During the play, in another authentic 16th century moment, a woman faints, thudding to the ground. The actors don’t miss a beat. The play proceeds on until one of Lear’s daughter gouges out the eyes of the Earl of Gloucester at center stage, sitting atop him like she’s doing a lap dance. She tosses the bloody globe to the ground. With that, the first act is done.
One of my companions asks, feeling a sense of finality with that scene and not remembering her Shakespeare clearly, “It’s not over yet, is it?” I don’t remember it clearly, either, but I remember this much: “Cordelia comes back. And it’s not over until everyone’s dead.”
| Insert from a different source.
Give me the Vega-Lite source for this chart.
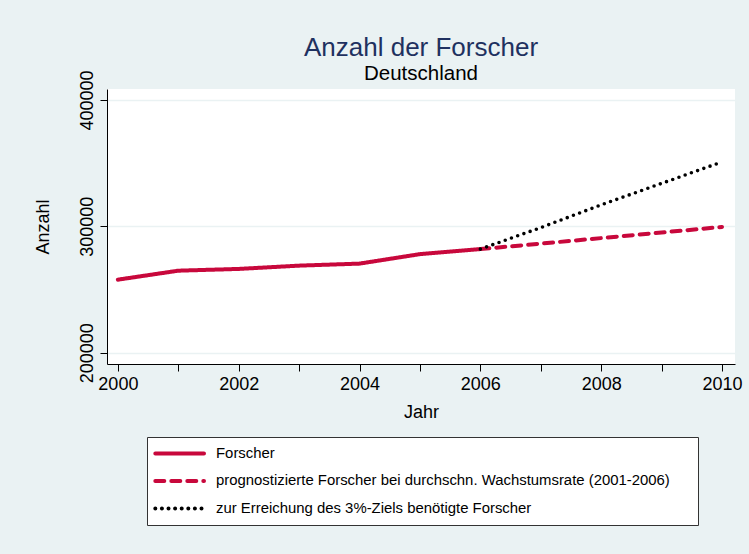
{
  "$schema": "https://vega.github.io/schema/vega-lite/v6.json",
  "width": 628,
  "height": 275,
  "autosize": {"type": "none"},
  "padding": {"left": 107, "top": 89, "right": 14, "bottom": 190},
  "background": "#EAF2F3",
  "title": {
    "text": "Anzahl der Forscher",
    "subtitle": "Deutschland",
    "anchor": "middle",
    "font": "Liberation Sans",
    "fontSize": 26,
    "fontWeight": "normal",
    "color": "#1F3160",
    "subtitleFont": "Liberation Sans",
    "subtitleFontSize": 20.5,
    "subtitleColor": "#000000",
    "subtitlePadding": 3,
    "offset": -15
  },
  "data": {
    "values": [
      {"year": 2000, "value": 257800, "series": "Forscher"},
      {"year": 2001, "value": 264900, "series": "Forscher"},
      {"year": 2002, "value": 266300, "series": "Forscher"},
      {"year": 2003, "value": 268900, "series": "Forscher"},
      {"year": 2004, "value": 270500, "series": "Forscher"},
      {"year": 2005, "value": 278000, "series": "Forscher"},
      {"year": 2006, "value": 282000, "series": "Forscher"},
      {"year": 2006, "value": 282000, "series": "prognostizierte Forscher bei durchschn. Wachstumsrate (2001-2006)"},
      {"year": 2007, "value": 286300, "series": "prognostizierte Forscher bei durchschn. Wachstumsrate (2001-2006)"},
      {"year": 2008, "value": 290700, "series": "prognostizierte Forscher bei durchschn. Wachstumsrate (2001-2006)"},
      {"year": 2009, "value": 295100, "series": "prognostizierte Forscher bei durchschn. Wachstumsrate (2001-2006)"},
      {"year": 2010, "value": 299500, "series": "prognostizierte Forscher bei durchschn. Wachstumsrate (2001-2006)"},
      {"year": 2006, "value": 282000, "series": "zur Erreichung des 3%-Ziels benötigte Forscher"},
      {"year": 2007, "value": 299000, "series": "zur Erreichung des 3%-Ziels benötigte Forscher"},
      {"year": 2008, "value": 317000, "series": "zur Erreichung des 3%-Ziels benötigte Forscher"},
      {"year": 2009, "value": 334000, "series": "zur Erreichung des 3%-Ziels benötigte Forscher"},
      {"year": 2010, "value": 351000, "series": "zur Erreichung des 3%-Ziels benötigte Forscher"}
    ]
  },
  "encoding": {
    "x": {
      "field": "year",
      "type": "quantitative",
      "scale": {"domain": [1999.82, 2010.215], "nice": false, "zero": false},
      "axis": {
        "title": "Jahr",
        "values": [2000, 2001, 2002, 2003, 2004, 2005, 2006, 2007, 2008, 2009, 2010],
        "labelExpr": "datum.value % 2 == 0 ? format(datum.value, 'd') : ''",
        "grid": false,
        "tickSize": 7,
        "labelPadding": 4,
        "labelFontSize": 18,
        "titleFontSize": 18,
        "titlePadding": 10,
        "labelOverlap": false,
        "labelFlush": false
      }
    },
    "y": {
      "field": "value",
      "type": "quantitative",
      "scale": {"domain": [191050, 408700], "nice": false, "zero": false},
      "axis": {
        "title": "Anzahl",
        "values": [200000, 300000, 400000],
        "format": "d",
        "grid": true,
        "gridColor": "#EAF2F3",
        "gridWidth": 1.5,
        "tickSize": 7,
        "labelAngle": 270,
        "labelAlign": "center",
        "labelBaseline": "alphabetic",
        "labelPadding": 8,
        "labelFontSize": 18,
        "titleFontSize": 18,
        "titlePadding": 26,
        "labelOverlap": false,
        "labelFlush": false
      }
    },
    "color": {
      "field": "series",
      "type": "nominal",
      "scale": {
        "domain": ["Forscher", "prognostizierte Forscher bei durchschn. Wachstumsrate (2001-2006)", "zur Erreichung des 3%-Ziels benötigte Forscher"],
        "range": ["#C8083C", "#C8083C", "#000000"]
      },
      "legend": {
        "title": null,
        "orient": "none",
        "legendX": 40,
        "legendY": 348,
        "padding": 8,
        "fillColor": "#FFFFFF",
        "strokeColor": "#333333",
        "symbolType": "M-1.26,0H6.23",
        "symbolSize": 169,
        "symbolStrokeWidth": 4,
        "labelOffset": 44,
        "labelFont": "Liberation Sans",
        "labelFontSize": 14.9,
        "labelColor": "#000000",
        "labelLimit": 1000,
        "rowPadding": 10.5,
        "labelExpr": "length(datum.label) > 60 ? datum.label + '\u00a0\u00a0\u2800' : datum.label",
        "encode": {"symbols": {"update": {"strokeCap": {"value": "round"}}}}
      }
    },
    "strokeDash": {
      "field": "series",
      "type": "nominal",
      "scale": {
        "domain": ["Forscher", "prognostizierte Forscher bei durchschn. Wachstumsrate (2001-2006)", "zur Erreichung des 3%-Ziels benötigte Forscher"],
        "range": [[1, 0], [9, 7], [0, 6.6]]
      },
      "legend": {
        "title": null,
        "orient": "none",
        "legendX": 40,
        "legendY": 348,
        "padding": 8,
        "fillColor": "#FFFFFF",
        "strokeColor": "#333333",
        "symbolType": "M-1.26,0H6.23",
        "symbolSize": 169,
        "symbolStrokeWidth": 4,
        "labelOffset": 44,
        "labelFont": "Liberation Sans",
        "labelFontSize": 14.9,
        "labelColor": "#000000",
        "labelLimit": 1000,
        "rowPadding": 10.5,
        "labelExpr": "length(datum.label) > 60 ? datum.label + '\u00a0\u00a0\u2800' : datum.label",
        "encode": {"symbols": {"update": {"strokeCap": {"value": "round"}}}}
      }
    }
  },
  "layer": [
    {
      "transform": [{"filter": "datum.series != 'zur Erreichung des 3%-Ziels benötigte Forscher'"}],
      "mark": {"type": "line", "strokeWidth": 4, "strokeCap": "round", "strokeJoin": "round"}
    },
    {
      "transform": [{"filter": "datum.series == 'zur Erreichung des 3%-Ziels benötigte Forscher'"}],
      "mark": {"type": "line", "strokeWidth": 3.6, "strokeCap": "round", "strokeJoin": "round"}
    }
  ],
  "config": {
    "font": "Liberation Sans",
    "view": {"stroke": null, "fill": "#FFFFFF"},
    "axis": {
      "domainColor": "#000000",
      "domainWidth": 1,
      "tickColor": "#000000",
      "tickWidth": 1,
      "labelColor": "#000000",
      "titleColor": "#000000",
      "titleFontWeight": "normal",
      "labelFont": "Liberation Sans",
      "titleFont": "Liberation Sans"
    }
  }
}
“Howl, howl, howl, howl,” rants the incapacitated King Lear as he’s lost in the heath with a fool and a beggar in the final act. “Had I your tongues and eyes/I’d used them so that heaven’s vault should crack/She’s gone forever.” The program points out the plays rich linguistic range, full of mad babblings, gaudy rhetoric and courtly viciousness – an ocean of language. “Pray you, undo this button,” King Lear pleads as he wishes for death. And then everyone is dead, the stage of fools littered before us. After the final bows, the company returns to the stage, performing a haunting Celtic dance. They are like ghosts emerging from the mists of madness. We leave the 16th century not by the way we came, but on foot, riding the gleam of the Millennium Bridge.